Data shown:
□ □ □ □
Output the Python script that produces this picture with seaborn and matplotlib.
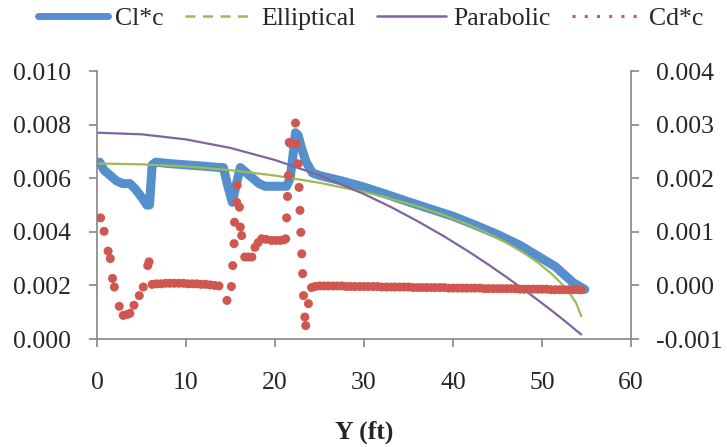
import numpy as np
import pandas as pd
import matplotlib
matplotlib.use("Agg")
import matplotlib.pyplot as plt
from matplotlib.lines import Line2D
import seaborn as sns

# spanwise station (ft) and section lift * chord
span_cl = [0.0, 0.3, 0.8, 1.5, 2.2, 2.9, 3.7, 4.3, 5.0, 5.6, 5.9, 6.2, 6.6, 8.0,
           10.0, 12.0, 13.8, 14.2, 14.7, 15.2, 15.6, 16.1, 16.8, 17.5, 18.2, 18.9,
           20.0, 21.3, 21.7, 22.0, 22.3, 22.6, 23.0, 23.5, 24.2, 25.0, 27.5, 30.0,
           32.5, 35.0, 37.5, 40.0, 42.5, 45.0, 47.5, 50.0, 51.5, 52.5, 53.5,
           54.3, 54.8]
cl_c = [0.0066, 0.0066, 0.0063, 0.0061, 0.0059, 0.0058, 0.0058, 0.0056, 0.0053,
        0.0050, 0.0050, 0.0065, 0.0066, 0.00655, 0.0065, 0.00645, 0.0064, 0.0064,
        0.0057, 0.0051, 0.0057, 0.0064, 0.0062, 0.0060, 0.0058, 0.0057, 0.0057,
        0.0057, 0.0060, 0.0068, 0.0077, 0.0076, 0.0071, 0.0066, 0.0062, 0.0061,
        0.0059, 0.00567, 0.0054, 0.00512, 0.00485, 0.00458, 0.00425, 0.0039,
        0.0035, 0.0030, 0.0027, 0.0024, 0.0021, 0.00195, 0.00185]

# reference distributions
span_ref = [0, 5, 10, 15, 20, 25, 30, 33, 36, 39, 42, 44, 46, 48, 49.5, 51, 52,
            53, 53.8, 54.4]
elliptical = [0.00655, 0.00652, 0.00644, 0.00630, 0.00610, 0.00583, 0.00549,
              0.00524, 0.00495, 0.00462, 0.00423, 0.00393, 0.00359, 0.00320,
              0.00286, 0.00245, 0.00213, 0.00175, 0.00136, 0.00085]
parabolic = [0.00770, 0.00764, 0.00745, 0.00713, 0.00668, 0.00611, 0.00541,
             0.00493, 0.00440, 0.00383, 0.00321, 0.00277, 0.00231, 0.00183,
             0.00146, 0.00108, 0.00082, 0.00055, 0.00033, 0.00017]

# section drag * chord (secondary axis)
span_cd = [0.4, 0.8, 1.25, 1.5, 1.75, 1.95, 2.5, 2.95, 3.4, 3.7, 4.15, 4.75, 5.2,
           5.7, 5.85,
           6.2, 6.7, 7.2, 7.7, 8.2, 8.7, 9.2, 9.7, 10.2, 10.7, 11.2, 11.7, 12.2,
           12.7, 13.2, 13.7,
           14.6, 15.1, 15.25, 15.4, 15.45, 15.7, 15.75, 16.0, 16.1, 16.25, 16.6,
           17.0, 17.4, 17.75, 18.1, 18.5, 19.0, 19.6, 20.1, 20.6, 21.0, 21.2,
           21.3, 21.4, 21.5, 21.6, 21.7, 22.3, 22.4, 22.6, 22.7, 22.8, 22.9,
           23.0, 23.1, 23.2, 23.35, 23.45, 23.75,
           24.1, 24.5, 25.0, 25.5, 26.0, 26.5, 27.0, 27.5, 28.0, 28.5, 29.0,
           29.5, 30.0, 30.5, 31.0, 31.5, 32.0, 32.5, 33.0, 33.5, 34.0, 34.5,
           35.0, 35.5, 36.0, 36.5, 37.0, 37.5, 38.0, 38.5, 39.0, 39.5, 40.0,
           40.5, 41.0, 41.5, 42.0, 42.5, 43.0, 43.5, 44.0, 44.5, 45.0, 45.5,
           46.0, 46.5, 47.0, 47.5, 48.0, 48.5, 49.0, 49.5, 50.0, 50.5, 51.0,
           51.5, 52.0, 52.5, 53.0, 53.5, 54.0, 54.4]
cd_c = [0.00126, 0.00101, 0.00064, 0.00050, 0.00013, -0.00003, -0.00039,
        -0.00056, -0.00054, -0.00052, -0.00037, -0.00019, -0.00003, 0.00037,
        0.00044,
        0.00002, 0.00003, 0.00003, 0.00004, 0.00004, 0.00004, 0.00004, 0.00004,
        0.00003, 0.00003, 0.00003, 0.00002, 0.00002, 0.00001, 0.00000, -0.00001,
        -0.00028, -0.00002, 0.00037, 0.00078, 0.00118, 0.00155, 0.00187,
        0.00146, 0.00109, 0.00093, 0.00053, 0.00053, 0.00053, 0.00071, 0.00080,
        0.00087, 0.00086, 0.00084, 0.00084, 0.00084, 0.00085, 0.00087, 0.00126,
        0.00166, 0.00205, 0.00267, 0.00265, 0.00303, 0.00264, 0.00227, 0.00183,
        0.00140, 0.00099, 0.00059, 0.00022, -0.00019, -0.00059, -0.00075,
        -0.00034,
        -0.00004, -0.00002, -0.00001, -0.00001, -0.00001, -0.00001, -0.00001,
        -0.00001, -0.00002, -0.00002, -0.00002, -0.00002, -0.00002, -0.00002,
        -0.00002, -0.00002, -0.00003, -0.00003, -0.00003, -0.00003, -0.00003,
        -0.00003, -0.00003, -0.00004, -0.00004, -0.00004, -0.00004, -0.00004,
        -0.00004, -0.00004, -0.00004, -0.00005, -0.00005, -0.00005, -0.00005,
        -0.00005, -0.00005, -0.00005, -0.00005, -0.00006, -0.00006, -0.00006,
        -0.00006, -0.00006, -0.00006, -0.00006, -0.00006, -0.00007, -0.00007,
        -0.00007, -0.00007, -0.00007, -0.00007, -0.00007, -0.00008, -0.00008,
        -0.00008, -0.00008, -0.00008, -0.00008, -0.00008, -0.00008]

BLUE = "#5590CC"
GREEN = "#9BBB59"
PURPLE = "#8064A2"
RED = "#D0574F"
AXIS = "#868686"

sns.set_style("white")
plt.rcParams["font.family"] = ["Liberation Serif", "DejaVu Serif"]
plt.rcParams["axes.unicode_minus"] = False

fig = plt.figure(figsize=(7.27, 4.47), dpi=100)
ax = fig.add_axes([0.1334, 0.2416, 0.8681 - 0.1334, 0.841 - 0.2416])
ax2 = ax.twinx()

sns.lineplot(x=span_cl, y=cl_c, ax=ax, color=BLUE, lw=6.5, estimator=None,
             sort=False, solid_capstyle="round", solid_joinstyle="round")
sns.lineplot(x=span_ref, y=elliptical, ax=ax, color=GREEN, lw=1.6, estimator=None)
sns.lineplot(x=span_ref, y=parabolic, ax=ax, color=PURPLE, lw=1.6, estimator=None)
sns.scatterplot(x=span_cd, y=cd_c, ax=ax2, color=RED, s=42, edgecolor="none")

ax.set_xlim(0, 60)
ax.set_ylim(0, 0.010)
ax2.set_ylim(-0.001, 0.004)
ax.set_xticks(range(0, 61, 10))
ax.set_yticks(np.arange(0, 0.0101, 0.002))
ax2.set_yticks(np.arange(-0.001, 0.00401, 0.001))
ax.yaxis.set_major_formatter(matplotlib.ticker.FormatStrFormatter("%.3f"))
ax2.yaxis.set_major_formatter(matplotlib.ticker.FormatStrFormatter("%.3f"))

for a in (ax, ax2):
    a.spines["top"].set_visible(False)
    for s in a.spines.values():
        s.set_color(AXIS)
        s.set_linewidth(1.2)
ax.spines["right"].set_visible(False)
ax2.spines["left"].set_visible(False)
ax2.spines["bottom"].set_visible(False)

ax.tick_params(axis="y", direction="out", length=6, width=1.2, color=AXIS,
               labelsize=18.5, pad=13, left=True)
ax.tick_params(axis="x", direction="out", length=6, width=1.2, color=AXIS,
               labelsize=18.5, pad=18, bottom=True)
ax2.tick_params(axis="y", direction="out", length=6, width=1.2, color=AXIS,
                labelsize=18.5, pad=12, right=True)

ax.set_xlabel("Y (ft)", fontsize=18.5, fontweight="bold", labelpad=19)
ax.set_ylabel("")
ax2.set_ylabel("")

handles = [
    Line2D([], [], color=BLUE, lw=5, solid_capstyle="round"),
    Line2D([], [], color=GREEN, lw=1.8, ls=(0, (4, 3))),
    Line2D([], [], color=PURPLE, lw=1.8),
    Line2D([], [], color=RED, lw=2.2, ls=(0, (1, 3))),
]
fig.legend(handles, ["Cl*c", "Elliptical", "Parabolic", "Cd*c"], ncol=4,
           loc="upper center", bbox_to_anchor=(0.51, 1.035), frameon=False,
           fontsize=18.5, handlelength=2.7, handletextpad=0.3,
           columnspacing=0.8)

fig.savefig("out.png", dpi=100)
plt.close(fig)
□ □ □ □
Stated goal:
Leave out the pictures and repeat the lines from the start of the material through the line with "import seaborn as sns", inclusive.

Response to the task:
Output the Python script that produces this picture with seaborn and matplotlib.
import numpy as np
import pandas as pd
import matplotlib
matplotlib.use("Agg")
import matplotlib.pyplot as plt
from matplotlib.lines import Line2D
import seaborn as sns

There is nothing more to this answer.